The plot is compelling and nicely paced, taking enough twists and turns that we are pulled along without quite knowing what will happen until (as it happens), the eleventh hour.
I wish this could be made into a BBC series. It would be brilliant. But of course Hollywood’s homophobia will assure that it never happens. I also wish that Gregory could write Briers and Miles another adventure…and maybe reviews like this will encourage her to think along those lines.
Briers Allerdale and Miles Siward are appealing characters whose relationship develops as they go about their mission to first discover and then foil an anarchist plot. They behave like Englishmen of their class and time; I found their understated emotions to be more affecting than if they had engaged in modern romantic excesses. The sex is neither erotic nor flowery but rather down to earth and sometimes awkward, but endearing. Miles' alter-ego Millie is a key part of the investigation, but Briers comes to appreciate how she fulfils a need for Miles. The mystery element of the book starts off slowly but gathers momentum towards a truly suspenseful ending.

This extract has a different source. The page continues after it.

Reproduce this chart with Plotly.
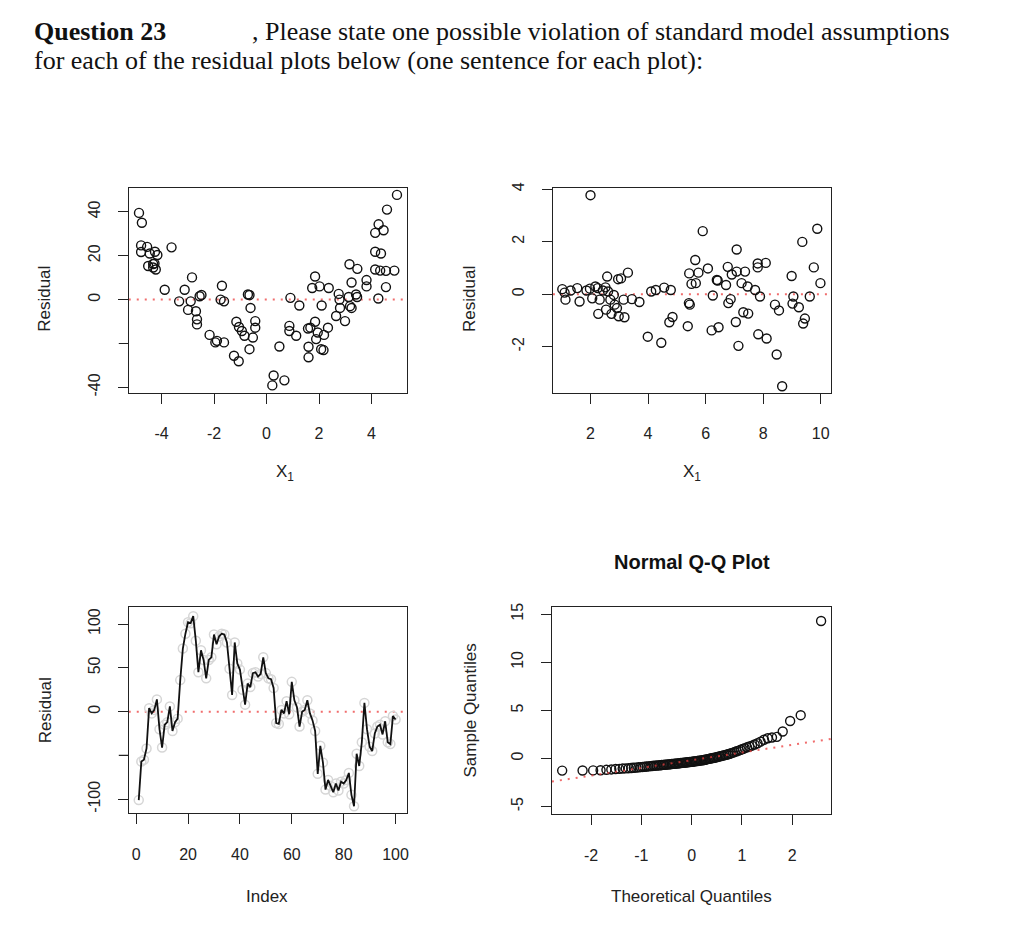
import plotly.graph_objects as go
from statistics import NormalDist
import numpy as np

# ---------------- data ----------------
# Panel 1: residual vs X1 (curved pattern)
p1_x = [-4.86, -4.75, -4.78, -4.78, -4.55, -4.45, -4.25, -4.16, -4.51, -4.32, -4.32, -4.22, -4.27,
        -3.62, -3.88, -3.33, -3.12, -2.99, -2.89, -2.84, -2.69, -2.65, -2.65, -2.55, -2.48, -2.17,
        -1.95, -1.89, -1.62, -1.70, -1.75, -1.62, -1.15, -1.05, -0.94, -0.84, -1.24, -1.06, -0.71,
        -0.65, -0.61, -0.52, -0.65, -0.43, -0.43, 0.27, 0.22, 0.68, 0.49, 0.91, 1.25, 0.87, 0.87,
        1.13, 1.58, 1.67, 1.60, 1.60, 1.85, 1.74, 2.02, 2.37, 2.10, 1.85, 1.95, 1.89, 2.19, 2.34,
        2.08, 2.17, 2.75, 2.78, 2.65, 2.80, 2.99, 3.13, 3.18, 3.24, 3.16, 3.46, 3.24, 3.41, 3.45,
        3.81, 3.81, 4.14, 4.27, 4.46, 4.14, 4.36, 4.14, 4.33, 4.55, 4.87, 4.55, 4.26, 4.59, 4.97]
p1_res = [39.5, 35.0, 24.7, 21.7, 24.0, 21.0, 21.8, 20.3, 15.3, 16.2, 14.6, 13.7, 16.5,
          23.8, 4.5, -0.8, 4.5, -4.7, -0.8, 10.1, -5.3, -9.0, -11.3, 1.5, 2.1, -16.1,
          -19.5, -18.8, -19.5, 6.3, 0.0, -0.8, -10.1, -12.5, -14.3, -16.5, -25.6, -28.1, 2.3,
          2.1, -3.8, -17.3, -22.6, -9.8, -12.8, -34.6, -39.1, -36.8, -21.4, 0.8, -2.7, -12.0, -14.3,
          -16.5, -13.2, -12.8, -21.5, -26.3, 10.5, 5.3, 6.0, 5.3, -2.7, -10.1, -15.0, -18.0, -16.1, -12.8,
          -22.6, -23.0, 2.6, 0.0, -7.5, -3.8, -9.8, 1.2, -3.0, -3.8, 16.1, 14.0, 7.8, 2.3, 1.2,
          8.9, 6.0, 30.4, 34.3, 31.6, 21.8, 21.0, 13.7, 13.2, 13.1, 13.2, 5.7, 0.5, 41.0, 47.7]

# Panel 2: residual vs X1 (fanning pattern)
p2_x = [2.00, 1.02, 1.13, 1.10, 1.31, 1.54, 1.62, 1.86, 1.98, 2.06, 2.17, 2.25, 2.32, 2.27, 2.43,
        2.52, 2.58, 2.61, 2.69, 2.54, 2.73, 2.81, 2.84, 2.92, 2.98, 2.96, 3.06, 3.15, 3.18, 3.30,
        3.44, 3.70, 4.11, 4.27, 4.56, 4.79, 3.99, 4.46, 4.74, 4.85, 5.38, 5.42, 5.45, 5.43, 5.51,
        5.66, 5.64, 5.75, 5.90, 6.08, 6.21, 6.25, 6.45, 6.39, 6.42, 6.71, 6.77, 6.79, 6.87, 6.91,
        7.08, 7.08, 7.05, 7.14, 7.25, 7.31, 7.37, 7.46, 7.48, 7.72, 7.81, 7.81, 7.89, 7.83, 8.09,
        8.12, 8.41, 8.55, 8.47, 8.66, 8.99, 9.02, 9.05, 9.24, 9.36, 9.39, 9.45, 9.62, 9.76, 9.88, 9.99]
p2_res = [3.77, 0.19, -0.21, 0.06, 0.14, 0.23, -0.28, 0.14, 0.21, -0.16, 0.29, 0.23, -0.21, -0.75, 0.14,
          0.26, 0.67, 0.10, -0.21, -0.59, -0.75, -0.03, -0.40, -0.53, -0.84, 0.57, 0.60, -0.21, -0.88, 0.82,
          -0.19, -0.30, 0.10, 0.16, 0.25, 0.16, -1.62, -1.85, -1.07, -0.87, -1.22, -0.34, -0.40, 0.79, 0.39,
          0.42, 1.30, 0.82, 2.40, 0.98, -1.38, -0.05, -1.26, 0.54, 0.52, 0.35, 1.04, -0.34, -0.19, 0.75,
          0.86, 1.70, -1.06, -1.97, 0.42, -0.69, 0.86, 0.29, -0.74, 0.16, 1.17, 1.02, -0.09, -1.53, 1.19,
          -1.69, -0.40, -0.62, -2.30, -3.51, 0.69, -0.36, -0.09, -0.50, 1.99, -1.12, -0.93, -0.09, 1.02, 2.49, 0.42]

# Panel 3: residual vs index (autocorrelated)
p3_res = [-101, -57, -55, -42, 4, -2, 2, 14, -20, -41,
          -15, -12, 6, -22, -12, -8, 36, 72, 89, 102,
          101, 109, 81, 45, 70, 59, 38, 59, 62, 88,
          77, 86, 89, 88, 79, 49, 19, 79, 55, 48,
          25, 8, 32, 28, 44, 45, 40, 43, 62, 44,
          38, 37, 27, -13, -14, 2, -2, 12, -3, 34,
          13, 5, -17, 0, 2, 13, -2, -10, -22, -71,
          -39, -58, -89, -78, -85, -92, -82, -90, -80, -82,
          -78, -70, -95, -108, -48, -62, -35, 10, -20, -40,
          -45, -25, -17, -15, -26, -11, -35, -37, -5, -9]

# Panel 4: sorted sample quantiles (right-skewed)
p4_sample = [-1.26, -1.25, -1.24, -1.22, -1.18, -1.14, -1.10, -1.08, -1.05, -1.03,
             -1.01, -0.99, -0.97, -0.95, -0.92, -0.90, -0.88, -0.86, -0.84, -0.82,
             -0.80, -0.78, -0.76, -0.745, -0.73, -0.715, -0.70, -0.685, -0.67, -0.655,
             -0.64, -0.625, -0.61, -0.595, -0.58, -0.565, -0.55, -0.535, -0.52, -0.505,
             -0.49, -0.475, -0.46, -0.445, -0.43, -0.415, -0.40, -0.385, -0.37, -0.355,
             -0.34, -0.32, -0.30, -0.28, -0.26, -0.24, -0.22, -0.20, -0.18, -0.16,
             -0.13, -0.10, -0.07, -0.04, -0.01, 0.02, 0.05, 0.08, 0.11, 0.15,
             0.19, 0.23, 0.27, 0.31, 0.35, 0.39, 0.44, 0.49, 0.55, 0.61,
             0.68, 0.75, 0.82, 0.90, 0.98, 1.07, 1.16, 1.25, 1.34, 1.45,
             1.58, 1.75, 1.95, 2.10, 2.18, 2.25, 2.80, 3.90, 4.50, 14.30]

# ---------------- layout helpers ----------------
OX, OY = 8, 8            # page body margin offset
W, H = 1008, 925         # figure size inside the page
FONT = "Liberation Sans"
INK = "#222222"
RED = "rgba(235,60,60,0.75)"


def xd(a, b):
    return [(a - OX) / W, (b - OX) / W]


def yd(top, bottom):
    return [1 - (bottom - OY) / H, 1 - (top - OY) / H]


def axis(domain, rng, tickvals, ticktext, angle=0, standoff=8, anchor=None):
    d = dict(domain=domain, range=rng, showgrid=False, zeroline=False,
             showline=True, mirror=True, linecolor=INK, linewidth=1.3,
             ticks="outside", ticklen=10, tickwidth=1.2, tickcolor=INK,
             tickmode="array", tickvals=tickvals, ticktext=ticktext,
             tickfont=dict(family=FONT, size=16, color=INK), tickangle=angle,
             ticklabelstandoff=standoff, fixedrange=True)
    if anchor:
        d["anchor"] = anchor
    return d


fig = go.Figure()

circ = dict(symbol="circle-open", size=9, line=dict(width=1.4, color="#111111"), color="#111111")

# Panel 1
fig.add_trace(go.Scatter(x=p1_x, y=p1_res, mode="markers", marker=circ, xaxis="x", yaxis="y"))
# Panel 2
fig.add_trace(go.Scatter(x=p2_x, y=p2_res, mode="markers", marker=circ, xaxis="x2", yaxis="y2"))
# Panel 3
idx = list(range(1, len(p3_res) + 1))
fig.add_trace(go.Scatter(x=idx, y=p3_res, mode="markers",
                         marker=dict(symbol="circle-open", size=9, color="#d6d6d6",
                                     line=dict(width=1.5, color="#d6d6d6")),
                         xaxis="x3", yaxis="y3"))
fig.add_trace(go.Scatter(x=idx, y=p3_res, mode="lines", line=dict(color="#111111", width=1.8),
                         xaxis="x3", yaxis="y3"))
# Panel 4 (Normal Q-Q)
n = len(p4_sample)
nd = NormalDist()
theo = [nd.inv_cdf((i - 0.5) / n) for i in range(1, n + 1)]
fig.add_trace(go.Scatter(x=theo, y=p4_sample, mode="markers", marker=circ, xaxis="x4", yaxis="y4"))
q1s, q3s = np.quantile(p4_sample, [0.25, 0.75])
q1t, q3t = nd.inv_cdf(0.25), nd.inv_cdf(0.75)
slope = (q3s - q1s) / (q3t - q1t)
inter = q1s - slope * q1t
x4_rng = [-2.78, 2.78]
fig.add_trace(go.Scatter(x=x4_rng, y=[inter + slope * v for v in x4_rng], mode="lines",
                         line=dict(color=RED, width=2, dash="2px,6px"), xaxis="x4", yaxis="y4"))

# zero reference lines
for ax_id in ["", "2", "3"]:
    fig.add_shape(type="line", xref=f"x{ax_id} domain", x0=0, x1=1, yref=f"y{ax_id}", y0=0, y1=0,
                  line=dict(color=RED, width=2, dash="2px,6px"), layer="below")

# unlabeled ticks (R dropped their labels)
for ax_id, yv in [("", -20), ("3", -50)]:
    fig.add_shape(type="line", xref=f"x{ax_id} domain", x0=-10 / 279, x1=0, yref=f"y{ax_id}",
                  y0=yv, y1=yv, line=dict(color=INK, width=1.2))

XS, YS = 16, 11
fig.update_layout(
    width=W, height=H, margin=dict(l=0, r=0, t=0, b=0),
    paper_bgcolor="white", plot_bgcolor="white", showlegend=False,
    xaxis=axis(xd(129, 408), [-5.25, 5.36], [-4, -2, 0, 2, 4], ["-4", "-2", "0", "2", "4"],
               standoff=XS, anchor="y"),
    yaxis=axis(yd(184, 391), [-42.5, 50.8], [-40, 0, 20, 40], ["-40", "0", "20", "40"],
               angle=-90, standoff=YS, anchor="x"),
    xaxis2=axis(xd(554, 833), [0.694, 10.37], [2, 4, 6, 8, 10], ["2", "4", "6", "8", "10"],
                standoff=XS, anchor="y2"),
    yaxis2=axis(yd(184, 391), [-3.76, 4.04], [-2, 0, 2, 4], ["-2", "0", "2", "4"],
                angle=-90, standoff=YS, anchor="x2"),
    xaxis3=axis(xd(129, 408), [-2.85, 104.5], [0, 20, 40, 60, 80, 100],
                ["0", "20", "40", "60", "80", "100"], standoff=XS, anchor="y3"),
    yaxis3=axis(yd(607, 816), [-116, 120], [-100, 0, 50, 100], ["-100", "0", "50", "100"],
                angle=-90, standoff=YS, anchor="x3"),
    xaxis4=axis(xd(553, 833), x4_rng, [-2, -1, 0, 1, 2], ["-2", "-1", "0", "1", "2"],
                standoff=XS, anchor="y4"),
    yaxis4=axis(yd(607, 817), [-5.8, 15.8], [-5, 0, 5, 10, 15], ["-5", "0", "5", "10", "15"],
                angle=-90, standoff=YS, anchor="x4"),
)


def note(text, x, y, size=17, angle=0, anchor="center", family=FONT, color=INK, yanchor="middle"):
    fig.add_annotation(text=text, x=(x - OX) / W, y=1 - (y - OY) / H, xref="paper", yref="paper",
                       showarrow=False, textangle=angle, xanchor=anchor, yanchor=yanchor,
                       font=dict(family=family, size=size, color=color))


# header text
SERIF = "Liberation Serif"
note("<b>Question 23</b>", 32, 26, size=26, anchor="left", family=SERIF, color="#111")
note(", Please state one possible violation of standard model assumptions", 250, 26, size=26,
     anchor="left", family=SERIF, color="#111")
note("for each of the residual plots below (one sentence for each plot):", 32, 55, size=26,
     anchor="left", family=SERIF, color="#111")

# axis titles
note("Residual", 45, 296, angle=-90)
note("Residual", 471, 296, angle=-90)
note("Residual", 45, 712, angle=-90)
note("Sample Quantiles", 471, 712, angle=-90)
note("X<sub>1</sub>", 286, 472)
note("X<sub>1</sub>", 693, 472)
note("Index", 268, 900)
note("Theoretical Quantiles", 693, 900)
note("<b>Normal Q-Q Plot</b>", 693, 562, size=20, color="#111")

fig.write_html("out.html")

I wish more writers would make use of the interwar period, and I wish more writers of historical romance had the unerring feel for the period that is displayed by Gregory in this book. I relaxed into a highly entertaining read instead of being jarred out of the story by annoying anachronisms. This book has mystery, danger, courage, tenderness and humour, and above all it feels authentically British in its tone. I loved it and will definitely read more from Elin Gregory.
And Miles? May I put him in my pocket and keep him? Please?? No spoilers, but there's a reason readers are loving Miles so much!! He is a complex, funny and fantastic character! How I would love to see this as a mini-series!
Please, Ms. Gregory, write a sequel to this story! I want to know what happens next with their German friend.
And while you are at it, PLEASE write a PREQUEL as well!! I MUST know more about Miles's early life!!! I'll keep checking back with you. . .
I found here absolutely everything I could hope for. There's is mystery, intrigue, danger and suspense. I've always found the inter-war years greatly interesting and the early stages of the British Secret Intelligence Service fascinating. The Great Game between the British Empire, Russia, Europe and Asia and all the political machinations going on at the time was like a very sinister and deadly game of chess. The author did a great job recreating this turbulent period and concocting a fabulous plot!
The two protagonists, Briers Allerdale & Miles Siward are truly very engaging. I absolutely love Miles's dual personality!